[start of MATERIAL SHOWN]
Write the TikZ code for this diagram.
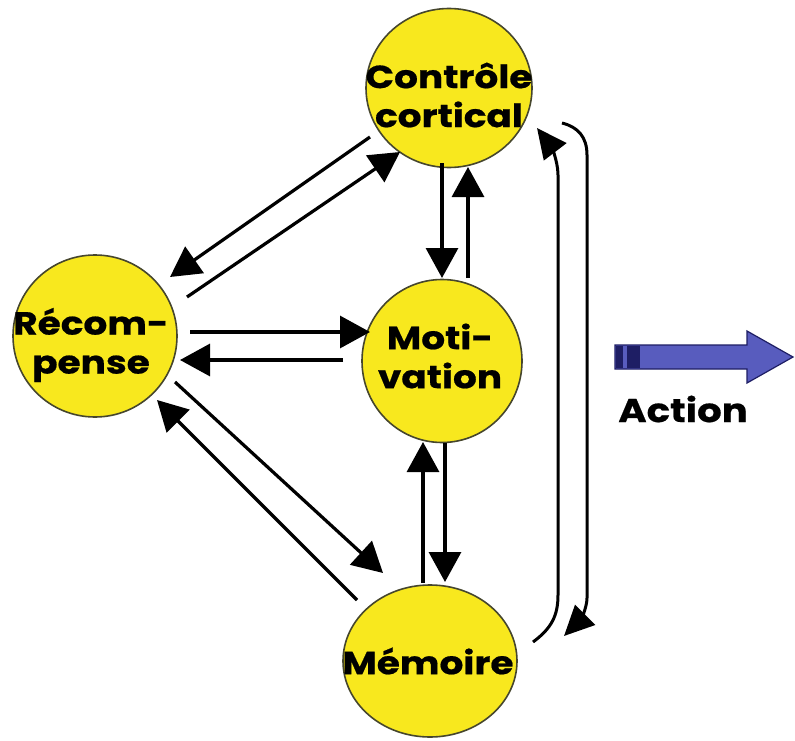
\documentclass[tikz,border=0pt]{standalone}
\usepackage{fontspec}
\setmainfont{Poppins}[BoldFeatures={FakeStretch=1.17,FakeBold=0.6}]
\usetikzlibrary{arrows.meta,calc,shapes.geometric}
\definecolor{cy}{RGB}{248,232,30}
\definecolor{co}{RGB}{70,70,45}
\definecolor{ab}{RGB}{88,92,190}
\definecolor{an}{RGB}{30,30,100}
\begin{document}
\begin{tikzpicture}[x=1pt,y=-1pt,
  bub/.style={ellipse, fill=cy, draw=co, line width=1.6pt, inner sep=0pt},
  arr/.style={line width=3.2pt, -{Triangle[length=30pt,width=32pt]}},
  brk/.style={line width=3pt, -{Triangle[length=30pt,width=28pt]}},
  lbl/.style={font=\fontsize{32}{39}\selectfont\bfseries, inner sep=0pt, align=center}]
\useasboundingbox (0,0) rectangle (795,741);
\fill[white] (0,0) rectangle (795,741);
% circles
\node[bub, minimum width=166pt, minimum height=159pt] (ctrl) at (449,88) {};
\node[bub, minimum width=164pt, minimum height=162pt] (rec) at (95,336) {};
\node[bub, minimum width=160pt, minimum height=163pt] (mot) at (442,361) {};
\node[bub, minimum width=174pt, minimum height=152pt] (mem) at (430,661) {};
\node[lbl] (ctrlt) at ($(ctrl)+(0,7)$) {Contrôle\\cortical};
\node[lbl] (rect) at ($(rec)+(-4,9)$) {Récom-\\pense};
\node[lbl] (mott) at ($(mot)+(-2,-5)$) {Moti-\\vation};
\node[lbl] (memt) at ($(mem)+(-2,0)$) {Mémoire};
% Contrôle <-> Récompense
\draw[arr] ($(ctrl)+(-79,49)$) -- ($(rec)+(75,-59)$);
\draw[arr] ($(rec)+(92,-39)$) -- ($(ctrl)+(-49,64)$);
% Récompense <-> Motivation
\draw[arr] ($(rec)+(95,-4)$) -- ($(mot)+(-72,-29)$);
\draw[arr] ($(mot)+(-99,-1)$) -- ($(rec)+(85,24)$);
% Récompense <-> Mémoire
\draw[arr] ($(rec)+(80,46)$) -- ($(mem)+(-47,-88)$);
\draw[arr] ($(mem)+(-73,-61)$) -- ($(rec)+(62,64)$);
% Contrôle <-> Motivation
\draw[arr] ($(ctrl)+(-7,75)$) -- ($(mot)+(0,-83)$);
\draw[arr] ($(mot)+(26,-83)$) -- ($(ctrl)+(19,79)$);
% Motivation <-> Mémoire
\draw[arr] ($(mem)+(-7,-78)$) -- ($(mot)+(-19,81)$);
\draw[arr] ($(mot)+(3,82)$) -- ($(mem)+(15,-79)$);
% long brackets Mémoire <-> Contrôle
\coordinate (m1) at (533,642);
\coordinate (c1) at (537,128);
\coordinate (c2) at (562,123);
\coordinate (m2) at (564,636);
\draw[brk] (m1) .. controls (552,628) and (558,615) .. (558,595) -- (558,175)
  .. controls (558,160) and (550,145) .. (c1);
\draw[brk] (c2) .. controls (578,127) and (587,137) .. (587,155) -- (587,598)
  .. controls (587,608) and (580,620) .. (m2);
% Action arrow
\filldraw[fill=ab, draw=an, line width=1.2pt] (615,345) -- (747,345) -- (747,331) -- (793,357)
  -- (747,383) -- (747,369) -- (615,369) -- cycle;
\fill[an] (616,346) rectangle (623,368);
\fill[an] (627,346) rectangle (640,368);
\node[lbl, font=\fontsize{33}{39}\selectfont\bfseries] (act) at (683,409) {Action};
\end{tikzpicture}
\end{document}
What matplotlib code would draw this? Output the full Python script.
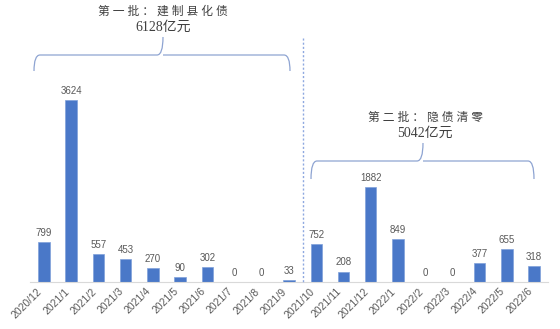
[end of MATERIAL SHOWN]
▸ WHAT IS ASKED
Output the data above without changes, apart from leaving out the pictures.

▸ ANSWER TO THE TASK
Write the TikZ code for this diagram.
\documentclass[tikz,border=0pt]{standalone}
\usepackage{fontspec}
\setmainfont{Poppins}[BoldFeatures={FakeStretch=1.17,FakeBold=0.6}]
\usetikzlibrary{arrows.meta,calc,shapes.geometric}
\definecolor{cy}{RGB}{248,232,30}
\definecolor{co}{RGB}{70,70,45}
\definecolor{ab}{RGB}{88,92,190}
\definecolor{an}{RGB}{30,30,100}
\begin{document}
\begin{tikzpicture}[x=1pt,y=-1pt,
  bub/.style={ellipse, fill=cy, draw=co, line width=1.6pt, inner sep=0pt},
  arr/.style={line width=3.2pt, -{Triangle[length=30pt,width=32pt]}},
  brk/.style={line width=3pt, -{Triangle[length=30pt,width=28pt]}},
  lbl/.style={font=\fontsize{32}{39}\selectfont\bfseries, inner sep=0pt, align=center}]
\useasboundingbox (0,0) rectangle (795,741);
\fill[white] (0,0) rectangle (795,741);
% circles
\node[bub, minimum width=166pt, minimum height=159pt] (ctrl) at (449,88) {};
\node[bub, minimum width=164pt, minimum height=162pt] (rec) at (95,336) {};
\node[bub, minimum width=160pt, minimum height=163pt] (mot) at (442,361) {};
\node[bub, minimum width=174pt, minimum height=152pt] (mem) at (430,661) {};
\node[lbl] (ctrlt) at ($(ctrl)+(0,7)$) {Contrôle\\cortical};
\node[lbl] (rect) at ($(rec)+(-4,9)$) {Récom-\\pense};
\node[lbl] (mott) at ($(mot)+(-2,-5)$) {Moti-\\vation};
\node[lbl] (memt) at ($(mem)+(-2,0)$) {Mémoire};
% Contrôle <-> Récompense
\draw[arr] ($(ctrl)+(-79,49)$) -- ($(rec)+(75,-59)$);
\draw[arr] ($(rec)+(92,-39)$) -- ($(ctrl)+(-49,64)$);
% Récompense <-> Motivation
\draw[arr] ($(rec)+(95,-4)$) -- ($(mot)+(-72,-29)$);
\draw[arr] ($(mot)+(-99,-1)$) -- ($(rec)+(85,24)$);
% Récompense <-> Mémoire
\draw[arr] ($(rec)+(80,46)$) -- ($(mem)+(-47,-88)$);
\draw[arr] ($(mem)+(-73,-61)$) -- ($(rec)+(62,64)$);
% Contrôle <-> Motivation
\draw[arr] ($(ctrl)+(-7,75)$) -- ($(mot)+(0,-83)$);
\draw[arr] ($(mot)+(26,-83)$) -- ($(ctrl)+(19,79)$);
% Motivation <-> Mémoire
\draw[arr] ($(mem)+(-7,-78)$) -- ($(mot)+(-19,81)$);
\draw[arr] ($(mot)+(3,82)$) -- ($(mem)+(15,-79)$);
% long brackets Mémoire <-> Contrôle
\coordinate (m1) at (533,642);
\coordinate (c1) at (537,128);
\coordinate (c2) at (562,123);
\coordinate (m2) at (564,636);
\draw[brk] (m1) .. controls (552,628) and (558,615) .. (558,595) -- (558,175)
  .. controls (558,160) and (550,145) .. (c1);
\draw[brk] (c2) .. controls (578,127) and (587,137) .. (587,155) -- (587,598)
  .. controls (587,608) and (580,620) .. (m2);
% Action arrow
\filldraw[fill=ab, draw=an, line width=1.2pt] (615,345) -- (747,345) -- (747,331) -- (793,357)
  -- (747,383) -- (747,369) -- (615,369) -- cycle;
\fill[an] (616,346) rectangle (623,368);
\fill[an] (627,346) rectangle (640,368);
\node[lbl, font=\fontsize{33}{39}\selectfont\bfseries] (act) at (683,409) {Action};
\end{tikzpicture}
\end{document}
What matplotlib code would draw this? Output the full Python script.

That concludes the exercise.